If the public’s response could in any way measure the truth in these words, the opening night for the exhibit proved people in Ann Arbor are absolutely enamored with food.

“Food in the framework of an art gallery challenges the idea of food and gives us the opportunity to closely examine and define something that is so widespread,” co-curator Erica Fink said.

Last Friday, gallery-goers spilled out onto the State Street sidewalk because the small display room was unable to hold everyone.

Art openings often attract a very specific hipster, chain-smoking crowd, but “Edibles” reversed this stereotype. The show flips the notion that art has to be understood only by a few people to be considered credible. By using a topic that everyone understands, and presumably everyone shapes experiences around, “Edibles” is able to make art and food a catalyst for thinking critically about and understanding our own culture and consumption.

“We wanted to make people that normally don’t come to art exhibitions, those people outside of Art and Design, those people in different clubs, in sororities and fraternities, and in high school and even elementary school, we wanted them to come and share in the experience,” said Fink, who arranged for the opening to have a potluck, musicians and an interactive station where guests could — and still can — make a short stop-motion video using Swedish fish, baby pineapples, cow salt shakers and other assorted candies, fruits and kitchen items.

“This is not just a cheery and whimsical exhibition, but it’s by no means a downer show. I mean, there are jelly beans in the window,” Utter said.

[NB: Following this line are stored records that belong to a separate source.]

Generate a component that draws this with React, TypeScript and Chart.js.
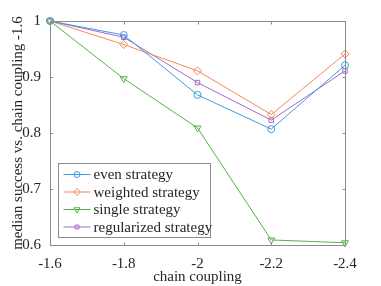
import { useEffect, useRef } from 'react';
import { Chart, registerables } from 'chart.js';
import { drawPoint } from 'chart.js/helpers';

Chart.register(...registerables);

const couplings = [-1.6, -1.8, -2.0, -2.2, -2.4];
const xTickLabels = ['-1.6', '-1.8', '-2', '-2.2', '-2.4'];
const yTicks = [0.6, 0.7, 0.8, 0.9, 1.0];
const evenStrategy = [1.0, 0.975, 0.868, 0.807, 0.921];
const weightedStrategy = [1.0, 0.958, 0.911, 0.833, 0.941];
const singleStrategy = [1.0, 0.897, 0.809, 0.609, 0.604];
const regularizedStrategy = [1.0, 0.971, 0.890, 0.823, 0.911];
const seriesNames = ['even strategy', 'weighted strategy', 'single strategy', 'regularized strategy'];

const FONT = "'Liberation Serif', 'DejaVu Serif', serif";
const FS = 15;
const AXIS = '#8c8c8c';
const TEXT = '#262626';

const colors = ['#3d9be0', '#f08a5a', '#56b04a', '#a868c6'];
const styles: any[] = ['circle', 'rectRot', 'triangle', 'rect'];
const rotations = [0, 0, 180, 0];
const radii = [3.5, 4, 4, 3.2];

const framePlugin = {
  id: 'frame',
  afterDraw(chart: any) {
    const { ctx, chartArea: a, scales } = chart;
    ctx.save();
    ctx.strokeStyle = AXIS;
    ctx.lineWidth = 1;
    const L = Math.round(a.left) + 0.5;
    const R = Math.round(a.right) + 0.5;
    const T = Math.round(a.top) + 0.5;
    const B = Math.round(a.bottom) + 0.5;
    ctx.strokeRect(L, T, R - L, B - T);
    const tl = 3;
    ctx.beginPath();
    couplings.forEach((v) => {
      const x = Math.round(scales.x.getPixelForValue(v)) + 0.5;
      ctx.moveTo(x, B); ctx.lineTo(x, B - tl);
      ctx.moveTo(x, T); ctx.lineTo(x, T + tl);
    });
    yTicks.forEach((v) => {
      const y = Math.round(scales.y.getPixelForValue(v)) + 0.5;
      ctx.moveTo(L, y); ctx.lineTo(L + tl, y);
      ctx.moveTo(R, y); ctx.lineTo(R - tl, y);
    });
    ctx.stroke();

    // legend
    const lx = Math.round(a.left + 8) + 0.5;
    const ly = Math.round(a.top + 142) + 0.5;
    const lw = 152;
    const lh = 74;
    ctx.fillStyle = '#ffffff';
    ctx.fillRect(lx, ly, lw, lh);
    ctx.strokeStyle = AXIS;
    ctx.strokeRect(lx, ly, lw, lh);
    ctx.font = `${FS}px ${FONT}`;
    ctx.textBaseline = 'middle';
    ctx.textAlign = 'left';
    chart.data.datasets.forEach((ds: any, i: number) => {
      const cy = ly + 11 + i * 17.5;
      ctx.strokeStyle = colors[i];
      ctx.lineWidth = 1;
      ctx.beginPath();
      ctx.moveTo(lx + 5, cy);
      ctx.lineTo(lx + 32, cy);
      ctx.stroke();
      ctx.fillStyle = 'rgba(0,0,0,0)';
      drawPoint(ctx, { pointStyle: styles[i], rotation: rotations[i], radius: radii[i] - 0.5, borderWidth: 1 } as any, lx + 18.5, cy);
      ctx.fillStyle = TEXT;
      ctx.fillText(ds.label, lx + 35, cy + 1);
    });
    ctx.restore();
  },
};

export default function App() {
  const ref = useRef<HTMLCanvasElement>(null);
  useEffect(() => {
    document.body.style.margin = '0';
    const series = [evenStrategy, weightedStrategy, singleStrategy, regularizedStrategy];
    const chart = new Chart(ref.current!, {
      type: 'line',
      data: {
        datasets: series.map((arr, i) => ({
          label: seriesNames[i],
          data: couplings.map((x, j) => ({ x, y: arr[j] })),
          borderColor: colors[i],
          backgroundColor: 'rgba(0,0,0,0)',
          borderWidth: 1,
          pointStyle: styles[i],
          pointRotation: rotations[i],
          pointRadius: radii[i],
          pointBorderWidth: 1,
          pointBorderColor: colors[i],
          pointBackgroundColor: 'rgba(0,0,0,0)',
          tension: 0,
          clip: false as any,
        })),
      },
      options: {
        animation: false,
        responsive: false,
        devicePixelRatio: 1,
        layout: { padding: { top: 21, right: 36, left: 0, bottom: 0 } },
        plugins: { legend: { display: false }, tooltip: { enabled: false } },
        scales: {
          x: {
            type: 'linear',
            reverse: true,
            min: -2.4,
            max: -1.6,
            grid: { display: false, drawTicks: false },
            border: { display: false },
            afterBuildTicks: (s: any) => { s.ticks = couplings.map((v) => ({ value: v })); },
            afterFit: (s: any) => { s.height = 41; },
            ticks: {
              padding: 10,
              color: TEXT,
              font: { family: FONT, size: FS },
              callback: (v: any) => {
                const i = couplings.findIndex((c) => Math.abs(c - Number(v)) < 1e-6);
                return i >= 0 ? xTickLabels[i] : '';
              },
            },
            title: { display: true, text: 'chain coupling', color: TEXT, font: { family: FONT, size: FS }, padding: { top: 0, bottom: 0 } },
          },
          y: {
            type: 'linear',
            min: 0.6,
            max: 1.0,
            grid: { display: false, drawTicks: false },
            border: { display: false },
            afterBuildTicks: (s: any) => { s.ticks = yTicks.map((v) => ({ value: v })); },
            afterFit: (s: any) => { s.width = 50; },
            ticks: {
              padding: 9,
              color: TEXT,
              font: { family: FONT, size: FS },
              callback: (v: any) => (Math.abs(Number(v) - 1) < 1e-6 ? '1' : Number(v).toFixed(1)),
            },
            title: { display: true, text: 'median success vs. chain coupling -1.6', color: TEXT, font: { family: FONT, size: FS }, padding: { top: 9, bottom: 0 } },
          },
        },
      },
      plugins: [framePlugin],
    });
    return () => chart.destroy();
  }, []);
  return <canvas ref={ref} width={381} height={286} style={{ display: 'block' }} />;
}
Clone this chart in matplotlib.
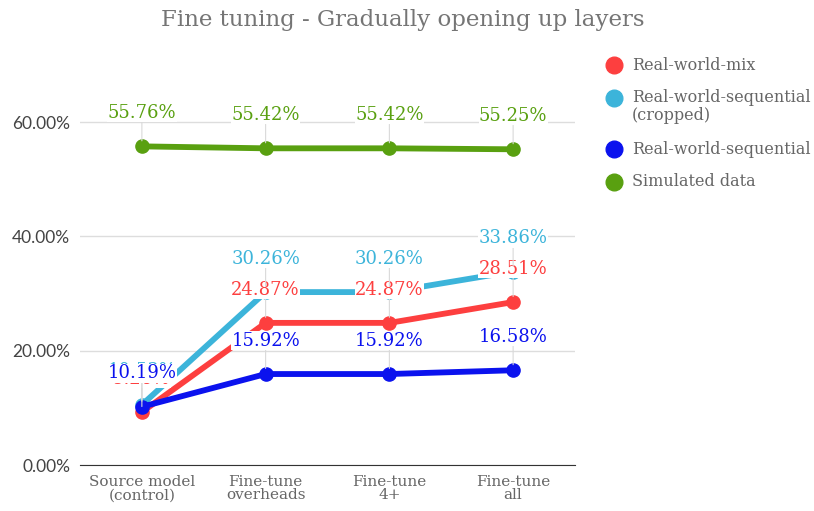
import numpy as np
import matplotlib.pyplot as plt
from matplotlib.lines import Line2D

categories = ["Source model\n(control)", "Fine-tune\noverheads", "Fine-tune\n4+", "Fine-tune\nall"]
series_names = ["Real-world-mix", "Real-world-sequential\n(cropped)", "Real-world-sequential", "Simulated data"]
mix = [9.26, 24.87, 24.87, 28.51]
seq_cropped = [10.53, 30.26, 30.26, 33.86]
seq = [10.19, 15.92, 15.92, 16.58]
simulated = [55.76, 55.42, 55.42, 55.25]
colors = ["#fd3f3f", "#3cb4da", "#0b12ee", "#59a010"]

serif = ["DejaVu Serif"]

fig = plt.figure(figsize=(8.14, 5.11), dpi=100)
ax = fig.add_axes([80 / 814, 1 - 465 / 511, 495 / 814, 400 / 511])

x = np.arange(len(categories))
data = [mix, seq_cropped, seq, simulated]

# lines and markers
for vals, col in zip(data, colors):
    ax.plot(x, vals, color=col, lw=4.2, marker="o", ms=9.5, solid_capstyle="round", zorder=3)

# data labels with white boxes and thin leader lines
for vals, col in zip(data, colors):
    for xi, v in zip(x, vals):
        ax.annotate(f"{v:.2f}%", (xi, v), xytext=(0, 24), textcoords="offset points",
                    ha="center", va="center", fontsize=13, color=col, family=serif,
                    bbox=dict(boxstyle="square,pad=0.02", fc="white", ec="none"),
                    arrowprops=dict(arrowstyle="-", color="#d9d9d9", lw=0.8, shrinkA=0, shrinkB=4),
                    zorder=5)

ax.set_xlim(-0.5, 3.5)
ax.set_ylim(0, 70)
ax.set_yticks([0, 20, 40, 60])
ax.set_yticklabels(["0.00%", "20.00%", "40.00%", "60.00%"], fontsize=12.5, color="#444444", family="Lato")
ax.set_xticks(x)
ax.set_xticklabels(categories, fontsize=11, color="#666666", family=serif, linespacing=0.95)
ax.tick_params(length=0, pad=7)
ax.grid(True, axis="y", color="#dddddd", lw=1, zorder=0)
for s in ["top", "right", "left"]:
    ax.spines[s].set_visible(False)
ax.spines["bottom"].set_color("#333333")
ax.spines["bottom"].set_zorder(2)

fig.text(403 / 814, 1 - 20 / 511, "Fine tuning - Gradually opening up layers", ha="center", va="center",
         fontsize=16.5, color="#757575", family=serif)

# legend drawn by hand so two-line entries line up on their first line
leg_y = [65, 98, 149, 182]
for name, col, yy in zip(series_names, colors, leg_y):
    fy = 1 - yy / 511
    fig.add_artist(Line2D([614 / 814], [fy], ls="none", marker="o", ms=12, color=col))
    fig.text(632 / 814, fy, name.split("\n")[0], ha="left", va="center", fontsize=11.5,
             color="#666666", family=serif)
    if "\n" in name:
        fig.text(632 / 814, 1 - (yy + 17) / 511, name.split("\n")[1], ha="left", va="center",
                 fontsize=11.5, color="#666666", family=serif)

fig.savefig("out.png", dpi=100)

The exhibit is undoubtedly fun, but it also has a serious edge. A row of plates done by artist Cam DeCaussin stands in as a relic from his past performances on world hunger. The plates were originally used in a performance where DeCaussin invited a group to eat a meal with him off the plates. When the guests were finished and full, their plates empty of food, a painting of a starved child was revealed to them on their plate. His contribution to Work pays tribute to how cultures outside our own view food.

Another chilling commentary on consumption comes from Art and Design graduate student Brad Wicklund. His work, “United States of America,” presents a series of American states silk-screened on freezer paper to represent T-bone steaks. The red slabs of Michigan, Florida and Oklahoma have borders of bone, rivers of veins and lakes of fat deposits. What results is a self-reflection on the overabundant, wasteful and environmentally unsound meat production practices in this country.

“In America especially, there is no connection with food,” Utter said. “We have become detached from our food in so many ways. We wanted to reconnect people with their food. Just knowing where your food comes from, that chicken doesn’t come from a Tyson plant, is a concept we wanted to tackle.”

Consumerism is also a reccurring theme throughout “Edibles.” Tony Hope, a student at the College for Creative Studies in Detroit, displayed a series of mixed media paintings that resembled a version of sinister pop art. Taking the logos of highly recognizable products like Pop-Tarts, Farmer Jack and Fun Dip, Hope layers newspaper, drawing and stencils under paint that drips and runs off his canvas. This technique gives his paintings — and the products displayed in them — a very uneasy tone. It’s a tone distinctly different from the bright and confident advertisements that usually showcase the goods.

The exhibit’s call for work asked submitting artists what food says about a culture’s core values. In their work, we find the answers: consumerism, over-production, mass consumption and artificial nutrients. Luckily, as with most widely criticized social behaviors, there is a counter-movement. In this case, it is the local food movement that has manifested itself in the artists’ work as the moral opponent.

Using food coloring, vanilla extract, icing, rice crispies, butter and Styrofoam, Heather Anne Leavitt crafted sculptures that are meant to represent the building of a community through local foods. Eggs, hens and barns are all stacked on one another in a balancing act, demonstrating the dependence between each individual element.

In some ways the folksy concept is building community itself. By inviting people from around town and outside of the School of Art and Design to contribute, the student curators are enhancing and challenging our ideas about art, culture and most importantly, food.